What Does A Minority Government Mean For Canada?

By Bandhna Gill & Ifrah Ikram

AFTER A LONG and perplexing election period, on Oct. 21, Justin Trudeau was re-elected as Prime Minister of Canada — only this time, with a minority government.

Seats in the House of Commons 2019To form a majority government a party must secure a minimum of 170 seats in the Parliament.

    • Trudeau’s Liberals were only able to secure 157 seats this time around — 27 seats fewer than in 2015.
    • The Conservatives increased their seats by 23 under Andrew Scheer, bringing them up to 121. For the first time since 2008, 
    • Bloc-Québécois (BQ) became the third party, with 32 seats.
    • Total seats held by the New Democratic Party (NDP) under Jagmeet Singh, decreased by 18 to 24 seats.
    • Elizabeth May’s Green Party now has a total of three seats in Parliament.
    • Maxime Bernier, leader of the People’s Party of Canada, failed to secure any.

With a Liberal minority government we may start to see a shift in Cabinet as the opposing parties now have more sway than they did in 2015. This may cause difficulties when trying to enact bills in Parliament or garner support from other party leaders. Although the Liberal party did not lose their government, they did lose a number of seats. The Conservatives had the most significant gains this election, and we will see the Bloc-Québécois holding a balance of power between them and the Liberals. This may allow Bloc to act as a sort of tie-breaker within Parliament, as they now have some influence in holding both leading parties accountable.

In the case where a party is unsuccessful at capturing a majority government, the party with a plurality of seats forms government. In this situation, it is important to note that the government — in this case the Liberals — will have to rely on the smaller, centre-to-left parties to stay in power. Without his majority, Trudeau will have to work twice as hard to ensure that the policies, like the ones for the carbon tax or the TransMountain Pipeline decision, which he was campaigning on prior to re-election, will make it through Parliament.

The Conservatives remain the Official Opposition, but due to their gain in seats, their party is now recognized as the largest opposition in Canadian history. May and Singh can use the minority government to their benefit to get their voices heard and actions taken in Parliament.
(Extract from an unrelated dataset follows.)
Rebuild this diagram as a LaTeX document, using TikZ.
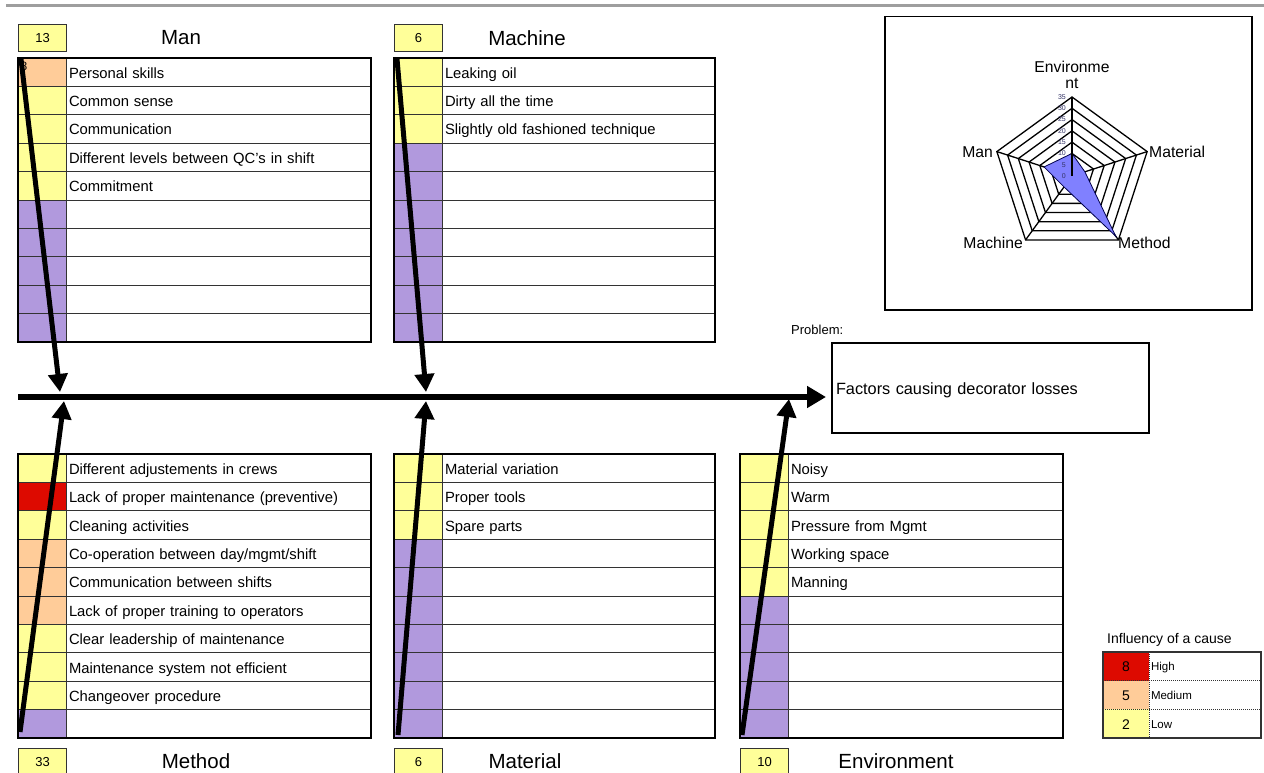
\documentclass[tikz,border=0pt]{standalone}
\usepackage{fontspec}
\setmainfont{Liberation Sans}
\usetikzlibrary{arrows.meta}
\definecolor{Y}{HTML}{FFFF99}
\definecolor{O}{HTML}{FFCC99}
\definecolor{R}{HTML}{DD0A00}
\definecolor{P}{HTML}{B199DD}
\definecolor{rowline}{HTML}{333333}
\definecolor{radarfill}{HTML}{8080FF}
\definecolor{ticktext}{HTML}{333366}
\newcommand\fs[1]{\fontsize{#1}{#1}\selectfont}
\tikzset{
  colcell/.style={anchor=north west, minimum height=28.4pt, inner sep=0pt, outer sep=0pt, draw=rowline, line width=1pt},
  txtcell/.style={anchor=north west, minimum height=28.4pt, inner xsep=3pt, inner ysep=0pt, outer sep=0pt, draw=rowline, line width=1pt, align=left, font=\fs{14.8}, text height=12pt, text depth=0pt},
  tabframe/.style={draw=black, line width=2.5pt},
  countbox/.style={anchor=north west, minimum width=48pt, minimum height=27pt, inner sep=0pt, fill=Y, draw=rowline, line width=1.2pt, font=\fs{13}},
  cattitle/.style={font=\fs{20.5}},
  bone/.style={line width=5pt, -{Triangle[length=18pt,width=19pt]}},
  spine/.style={line width=6pt, -{Triangle[length=19pt,width=21pt]}},
  radarlab/.style={font=\fs{15.7}, inner sep=0pt},
  ticklab/.style={font=\fs{7}, text=ticktext, inner sep=0pt, anchor=east},
}
\newcommand\causetab[6]{%
  \foreach [count=\i] \c/\t in {#6} {
    \pgfmathsetmacro\yy{#5+(\i-1)*28.4}
    \pgfmathsetmacro\cw{#3-#2}
    \pgfmathsetmacro\tw{#4-#3-6}
    \node[colcell, fill=\c, minimum width=\cw pt] (#1c\i) at (#2,\yy) {};
    \node[txtcell, text width=\tw pt] (#1t\i) at (#3,\yy) {\t};
  }
  \draw[tabframe] (#1c1.north west) rectangle (#1t10.south east);
}
\begin{document}
\begin{tikzpicture}[x=1pt, y=-1pt]
\useasboundingbox (0,0) rectangle (1264,773);
\fill[white] (0,0) rectangle (1264,773);
% top rule
\draw[line width=3pt, color=black!38] (6,6) -- (1264,6);

% ---------- Man ----------
\node[countbox] (manN) at (18,24) {13};
\node[cattitle] (manTitle) at (181,38) {Man};
\causetab{man}{18}{66}{371}{58}{O/Personal skills, Y/Common sense, Y/Communication, Y/{Different levels between QC's in shift}, Y/Commitment, P/{}, P/{}, P/{}, P/{}, P/{}}
\node[font=\fs{12}, inner sep=0pt] (man8) at (24,66) {8};

% ---------- Machine ----------
\node[countbox] (macN) at (394,24) {6};
\node[cattitle] (macTitle) at (527,38) {Machine};
\causetab{mac}{394}{442}{715}{58}{Y/Leaking oil, Y/Dirty all the time, Y/Slightly old fashioned technique, P/{}, P/{}, P/{}, P/{}, P/{}, P/{}, P/{}}

% ---------- Method ----------
\causetab{met}{18}{66}{371}{454}{Y/Different adjustements in crews, R/Lack of proper maintenance (preventive), Y/Cleaning activities, O/{Co-operation between day/mgmt/shift}, O/Communication between shifts, O/Lack of proper training to operators, Y/Clear leadership of maintenance, Y/Maintenance system not efficient, Y/Changeover procedure, P/{}}
\node[countbox] (metN) at (18,748) {33};
\node[cattitle] (metTitle) at (196,761) {Method};

% ---------- Material ----------
\causetab{mat}{394}{442}{715}{454}{Y/Material variation, Y/Proper tools, Y/Spare parts, P/{}, P/{}, P/{}, P/{}, P/{}, P/{}, P/{}}
\node[countbox] (matN) at (394,748) {6};
\node[cattitle] (matTitle) at (525,761) {Material};

% ---------- Environment ----------
\causetab{env}{740}{788}{1063}{454}{Y/Noisy, Y/Warm, Y/Pressure from Mgmt, Y/Working space, Y/Manning, P/{}, P/{}, P/{}, P/{}, P/{}}
\node[countbox] (envN) at (740,748) {10};
\node[cattitle] (envTitle) at (896,761) {Environment};

% ---------- Problem ----------
\node[font=\fs{13}, anchor=west, inner sep=0pt] (probLab) at (791,330) {Problem:};
\node[draw, line width=2pt, anchor=north west, minimum height=90pt, text width=309pt, inner xsep=4pt, align=left, font=\fs{16.3}, text height=13pt, text depth=0pt] (prob) at (831,342) {Factors causing decorator losses};

% ---------- fishbone ----------
\coordinate (spS) at (18,397);
\coordinate (manS) at (21,59);   \coordinate (manT) at (60,392);
\coordinate (macS) at (397,59);  \coordinate (macT) at (426,392);
\coordinate (metS) at (20,732);  \coordinate (metT) at (64,401);
\coordinate (matS) at (398,735); \coordinate (matT) at (426,401);
\coordinate (envS) at (742,735); \coordinate (envT) at (789,399);
\draw[spine, shorten >=5pt] (spS) -- (spS -| prob.west);
\draw[bone] (manS) -- (manT);
\draw[bone] (macS) -- (macT);
\draw[bone] (metS) -- (metT);
\draw[bone] (matS) -- (matT);
\draw[bone] (envS) -- (envT);

% ---------- radar chart ----------
\node[draw, line width=1.5pt, anchor=north west, minimum width=367pt, minimum height=293pt, inner sep=0pt] (radarbox) at (884,16) {};
\begin{scope}[shift={(1072,176)}]
  \foreach \k in {1,...,7} {
    \pgfmathsetmacro\rr{\k*79/7}
    \draw[line width=1.3pt] (-90:\rr) -- (-18:\rr) -- (54:\rr) -- (126:\rr) -- (198:\rr) -- cycle;
  }
  \foreach \a in {-90,-18,54,126,198} \draw[line width=1.3pt] (0,0) -- (\a:79);
  \filldraw[fill=radarfill, draw=black!70!blue, line width=0.8pt]
    (-90:{10*79/35}) -- (-18:{6*79/35}) -- (54:{33*79/35}) -- (126:{6*79/35}) -- (198:{13*79/35}) -- cycle;
  \draw[line width=1.3pt] (0,0) -- (-90:79);
  \foreach \v [count=\j from 0] in {0,5,10,15,20,25,30,35}
    \node[ticklab] (tick\j) at (-6,{-\j*79/7}) {\v};
\end{scope}
\node[radarlab, align=center] (labEnv) at (1072,75) {Environme\\[1pt]nt};
\node[radarlab, anchor=east] (labMan) at (993,152) {Man};
\node[radarlab, anchor=west] (labMat) at (1149,152) {Material};
\node[radarlab, anchor=east] (labMac) at (1023,243) {Machine};
\node[radarlab, anchor=west] (labMet) at (1118,243) {Method};

% ---------- legend ----------
\node[font=\fs{14}, anchor=west, inner sep=0pt] (lgTitle) at (1107,640) {Influency of a cause};
\foreach [count=\i] \c/\n/\t in {R/8/High, O/5/Medium, Y/2/Low} {
  \pgfmathsetmacro\ly{652+(\i-1)*28.7}
  \node[anchor=north west, fill=\c, minimum width=46pt, minimum height=28.7pt, inner sep=0pt, outer sep=0pt, font=\fs{14}, text height=11pt, text depth=0pt] (lgc\i) at (1103,\ly) {\n};
  \node[anchor=north west, minimum height=28.7pt, text width=108pt, inner xsep=2pt, inner ysep=0pt, outer sep=0pt, align=left, font=\fs{11.5}, text height=9pt, text depth=0pt] (lgt\i) at (1149,\ly) {\t};
}
\draw[rowline, line width=1pt, densely dotted] (lgc1.south west) -- (lgt1.south east);
\draw[rowline, line width=1pt, densely dotted] (lgc2.south west) -- (lgt2.south east);
\draw[rowline, line width=1pt, densely dotted] (lgc1.north east) -- (lgc3.south east);
\draw[rowline, line width=1.5pt] (lgc1.north west) rectangle (lgt3.south east);
\end{tikzpicture}
\end{document}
Trudeau and Singh have plenty of overlapping policy issues, such as climate change and student loans, and they may be able to work cooperatively to make the achievement of these goals more possible. Though, Trudeau has addressed the speculation of a possible coalition with the NDP, which Singh had suggested prior to the election. Trudeau’s response was that he was not looking to form a formal or informal coalition with the NDP nor the other parties. The lack of majority held by Trudeau’s Liberals could allow a better chance for the smaller parties to gain some momentum as we look forward to the next election.

Canada’s first-past-the-post (FPTP) system has the tendency to undermine minor parties. FPTP makes fair representation difficult for minority parties, as the number of votes they receive does not reflect the seats gained in Parliament. May’s Green Party, for example received 6.5 per cent of the popular vote but gained only three seats.

The day following the election, Trudeau stated that he will swear in his new cabinet by Nov. 20 and will continue to include an equal number of men and women, as he did in 2015.